Finalmente, Daniel tomó el micrófono, su voz fuerte y clara, intentando infundir un poco de alegría de vuelta en la atmósfera.
—¡Ahora, amigos, familiares! —proclamó Daniel—. ¡Que la fiesta continúe! ¡Disfruten de la noche, celebren la vida y el futuro que nos espera!
La música volvió a sonar, y la gente, aunque con el corazón encogido por la despedida, se esforzó por celebrar.
La noche fue una mezcla de alegría por los nuevos comienzos y la tristeza de los adioses. Risas y lágrimas se mezclaron en el gran salón, un tapiz de emociones que reflejaba la complejidad de la vida en Lúmina.
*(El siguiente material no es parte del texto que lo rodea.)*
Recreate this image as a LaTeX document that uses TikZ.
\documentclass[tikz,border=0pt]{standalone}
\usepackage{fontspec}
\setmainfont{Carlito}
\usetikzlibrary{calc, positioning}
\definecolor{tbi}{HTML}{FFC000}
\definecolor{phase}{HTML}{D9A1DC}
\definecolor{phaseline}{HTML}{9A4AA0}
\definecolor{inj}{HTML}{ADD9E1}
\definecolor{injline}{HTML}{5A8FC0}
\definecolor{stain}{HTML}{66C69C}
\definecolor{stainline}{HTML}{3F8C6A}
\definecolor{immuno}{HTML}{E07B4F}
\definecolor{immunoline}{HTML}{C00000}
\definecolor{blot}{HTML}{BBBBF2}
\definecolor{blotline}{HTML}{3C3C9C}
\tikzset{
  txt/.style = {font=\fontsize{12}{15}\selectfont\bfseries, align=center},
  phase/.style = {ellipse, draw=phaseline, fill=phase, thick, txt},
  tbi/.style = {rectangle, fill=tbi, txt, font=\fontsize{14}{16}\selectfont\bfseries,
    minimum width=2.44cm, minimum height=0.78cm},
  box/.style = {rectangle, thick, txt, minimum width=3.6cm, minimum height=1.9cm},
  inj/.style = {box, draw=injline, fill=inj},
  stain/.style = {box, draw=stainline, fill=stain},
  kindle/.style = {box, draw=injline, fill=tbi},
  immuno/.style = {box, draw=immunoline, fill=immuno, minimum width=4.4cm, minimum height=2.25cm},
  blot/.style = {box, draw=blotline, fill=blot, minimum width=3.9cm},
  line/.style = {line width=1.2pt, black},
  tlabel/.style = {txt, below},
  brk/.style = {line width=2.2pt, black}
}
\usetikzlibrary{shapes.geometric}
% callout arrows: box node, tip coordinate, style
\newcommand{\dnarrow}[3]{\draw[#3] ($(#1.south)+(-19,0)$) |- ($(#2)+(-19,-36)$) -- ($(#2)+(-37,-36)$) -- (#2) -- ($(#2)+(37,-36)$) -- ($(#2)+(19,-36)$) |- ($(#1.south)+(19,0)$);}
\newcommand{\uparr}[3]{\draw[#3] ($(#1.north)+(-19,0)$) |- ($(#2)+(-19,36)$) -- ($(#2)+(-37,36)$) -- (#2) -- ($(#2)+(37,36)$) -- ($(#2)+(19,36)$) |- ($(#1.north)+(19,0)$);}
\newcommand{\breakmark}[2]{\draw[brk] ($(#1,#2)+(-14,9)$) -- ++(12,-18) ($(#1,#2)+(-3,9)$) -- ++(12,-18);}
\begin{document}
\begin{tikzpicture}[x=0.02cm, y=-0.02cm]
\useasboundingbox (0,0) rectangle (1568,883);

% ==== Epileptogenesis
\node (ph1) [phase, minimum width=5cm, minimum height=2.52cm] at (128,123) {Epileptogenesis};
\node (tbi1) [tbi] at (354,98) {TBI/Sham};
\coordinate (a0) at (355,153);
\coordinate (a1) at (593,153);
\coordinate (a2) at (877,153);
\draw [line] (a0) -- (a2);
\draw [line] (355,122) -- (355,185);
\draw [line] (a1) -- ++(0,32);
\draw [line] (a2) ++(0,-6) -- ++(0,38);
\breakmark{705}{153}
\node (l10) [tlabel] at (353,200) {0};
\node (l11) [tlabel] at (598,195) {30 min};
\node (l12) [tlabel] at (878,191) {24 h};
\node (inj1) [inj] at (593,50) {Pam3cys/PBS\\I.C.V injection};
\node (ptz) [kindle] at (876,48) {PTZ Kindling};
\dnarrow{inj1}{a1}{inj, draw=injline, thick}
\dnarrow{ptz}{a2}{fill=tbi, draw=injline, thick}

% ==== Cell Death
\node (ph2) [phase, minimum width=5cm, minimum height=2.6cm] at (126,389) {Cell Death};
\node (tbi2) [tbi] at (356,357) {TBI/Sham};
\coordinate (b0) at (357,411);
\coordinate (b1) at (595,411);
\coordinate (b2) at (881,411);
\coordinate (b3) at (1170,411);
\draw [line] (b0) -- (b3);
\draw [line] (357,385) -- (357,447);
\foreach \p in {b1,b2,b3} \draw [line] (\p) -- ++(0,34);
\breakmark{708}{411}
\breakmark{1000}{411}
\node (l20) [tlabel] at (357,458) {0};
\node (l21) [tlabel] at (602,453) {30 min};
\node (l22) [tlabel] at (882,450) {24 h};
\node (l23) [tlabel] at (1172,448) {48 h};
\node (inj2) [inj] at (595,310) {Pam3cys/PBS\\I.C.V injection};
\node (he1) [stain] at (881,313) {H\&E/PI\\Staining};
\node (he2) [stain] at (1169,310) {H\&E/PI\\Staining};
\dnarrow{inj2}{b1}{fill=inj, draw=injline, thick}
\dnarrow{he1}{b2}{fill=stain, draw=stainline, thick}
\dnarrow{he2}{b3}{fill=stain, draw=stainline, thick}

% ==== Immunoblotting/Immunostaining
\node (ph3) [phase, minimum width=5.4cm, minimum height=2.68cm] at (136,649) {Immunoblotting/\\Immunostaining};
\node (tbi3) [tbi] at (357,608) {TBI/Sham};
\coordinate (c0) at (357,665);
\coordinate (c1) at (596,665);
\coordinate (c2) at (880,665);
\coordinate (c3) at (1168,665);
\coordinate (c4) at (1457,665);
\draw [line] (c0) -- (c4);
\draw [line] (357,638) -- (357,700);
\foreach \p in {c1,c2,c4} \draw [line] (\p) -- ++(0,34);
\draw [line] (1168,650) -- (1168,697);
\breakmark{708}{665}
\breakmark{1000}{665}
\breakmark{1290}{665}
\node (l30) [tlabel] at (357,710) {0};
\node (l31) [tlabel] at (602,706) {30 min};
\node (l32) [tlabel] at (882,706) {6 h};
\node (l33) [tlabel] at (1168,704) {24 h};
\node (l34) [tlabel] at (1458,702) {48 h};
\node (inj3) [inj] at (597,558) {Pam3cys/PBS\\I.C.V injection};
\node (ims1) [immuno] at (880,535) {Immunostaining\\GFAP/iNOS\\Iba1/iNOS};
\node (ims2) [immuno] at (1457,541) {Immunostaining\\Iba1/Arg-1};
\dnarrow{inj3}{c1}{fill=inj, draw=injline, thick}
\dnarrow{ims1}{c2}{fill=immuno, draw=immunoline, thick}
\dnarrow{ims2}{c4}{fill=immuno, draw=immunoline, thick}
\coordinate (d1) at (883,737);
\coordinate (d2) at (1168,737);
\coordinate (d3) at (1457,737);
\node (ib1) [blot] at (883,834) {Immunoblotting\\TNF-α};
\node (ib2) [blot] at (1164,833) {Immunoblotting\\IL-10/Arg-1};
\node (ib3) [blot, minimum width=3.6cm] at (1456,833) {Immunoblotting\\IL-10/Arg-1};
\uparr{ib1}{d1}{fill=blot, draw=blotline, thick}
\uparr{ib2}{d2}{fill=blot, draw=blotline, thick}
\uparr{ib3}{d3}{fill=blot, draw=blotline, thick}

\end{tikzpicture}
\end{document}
Los presentes se acercaron a Arturo y Esmeralda, ofreciéndoles pequeños talismanes, piezas de joyería, o simplemente palabras de cariño y buenos deseos para su viaje.
Cuando la primera luz del amanecer tiñó el cielo de tonos rosados y dorados, el puerto de Lúmina estaba envuelto en una solemnidad tranquila. La brisa marina traía el olor salino y el eco distante del canto de las aves. Un pequeño barco, listo para zarpar, esperaba en las aguas tranquilas.
Allí, bajo el velo del alba, toda la familia de Arturo se había reunido para la despedida final. Ángel, Milagro, Daniel, Estefanía y Erika, junto a los ancianos Héctor y Ángela, y los padres de Milagro, formaban un círculo de amor y dolor. No había gritos, solo susurros, abrazos apretados y el brillo de las lágrimas en los ojos.
Arturo, ahora sin su traje de fiesta, vestido con ropa más sencilla para el viaje, abrazó a cada uno de ellos. Sus ojos, llenos de amor y pena, se detuvieron en su madre.
—Madre… los extrañaré —Arturo susurró, su voz apenas audible.
—Y nosotros a ti, mi amor —respondió Milagro, su rostro mojado por las lágrimas.
Esmeralda, con el corazón encogido, abrazó a Erika.